La palabra maldita

Ignacio Camacho-ABC

  • La nueva avalancha es inmune a la propaganda. Con o sin confinamiento, la única opción inviable es no hacer nada

Existe ahora mismo entre los llamados «expertos» -médicos, epidemiólogos, virólogos y profesionales sanitarios en general- un amplio consenso fácilmente constatable sobre la necesidad de un nuevo confinamiento, pese al aura maldita que orla el término. Un encierro más o menos breve, más o menos severo, para frenar la creciente saturación de los hospitales antes de que desemboque en una cifra (más) insoportable de muertos. Algunas autonomías, la última de ellas Andalucía, reclaman ya de forma abierta al Gobierno que lo decrete o les facilite instrumentos legales para aplicarlo en sus territorios. El Ejecutivo se resiste por dos motivos, uno político y otro económico. El segundo es comprensible porque el tejido productivo sufriría un segundo impacto catastrófico. El primero, en cambio,responde a cálculos menos obvios: además de albergar dudas sobre la respuesta de una población muy castigada y susceptible, Moncloa sabe que otra cuarentena tumbaría su política de autobombo y que el ministro-candidato Illa quedaría quemado demasiado pronto como responsable de un fracaso clamoroso. Pero tendrá que hacer algo más que transferir el brusco rebrote del contagio a la conducta imprudente de los ciudadanos. Ese intento no va a funcionar pues, aunque el argumento no sea del todo infundado, soslaya la responsabilidad pasiva de quien solicitó y obtuvo poderes excepcionales para renunciar luego a ejercer el mando.

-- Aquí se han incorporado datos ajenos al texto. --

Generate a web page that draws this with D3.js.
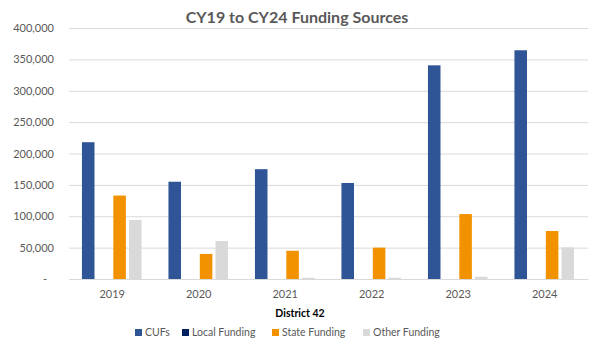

Esa dejación deliberada, meramente táctica, ha provocado que a Sánchez le queme ahora en las manos el estado de alarma. Con la epidemia descontrolada en todo el país no puede seguir invocando la co-gobernanza, máxime si continúa negándose a dotar a las comunidades de las herramientas adecuadas. La clausura completa tal vez resulte una mala idea, por contraproducente o por innecesaria, pero se va a hacer imprescindible implantarla en algunas regiones, municipios o comarcas antes de que las UCI queden colapsadas. Y fue el presidente quien se comprometió a ello si las autoridades territoriales se lo reclamaban. Algunas han cometido la ingenuidad de tomarle la palabra: almas cándidas que en su bendita confianza ignoran la fábula del escorpión y la rana.

De un modo u otro, la realidad estrecha cada día el margen del absentismo mientras los portavoces del Ministerio de Sanidad recitan como locutores impávidos las cifras de enfermos y fallecidos. El aparato asistencial está obstruido por la avalancha de pacientes y la campaña de vacunación sufre un bloqueo logístico, agravado por la nieve y el frío, que requiere un impulso expeditivo. La nación contempla asombrada cómo el escenario anunciado y temido se ha presentado en ausencia de planes previstos. Se acaba el tiempo; con confinamiento o sin él, la única opción inviable ante la amenaza es no hacer nada. Y es la que ha tomado un Gobierno empeñado en combatir el virus a base de propaganda.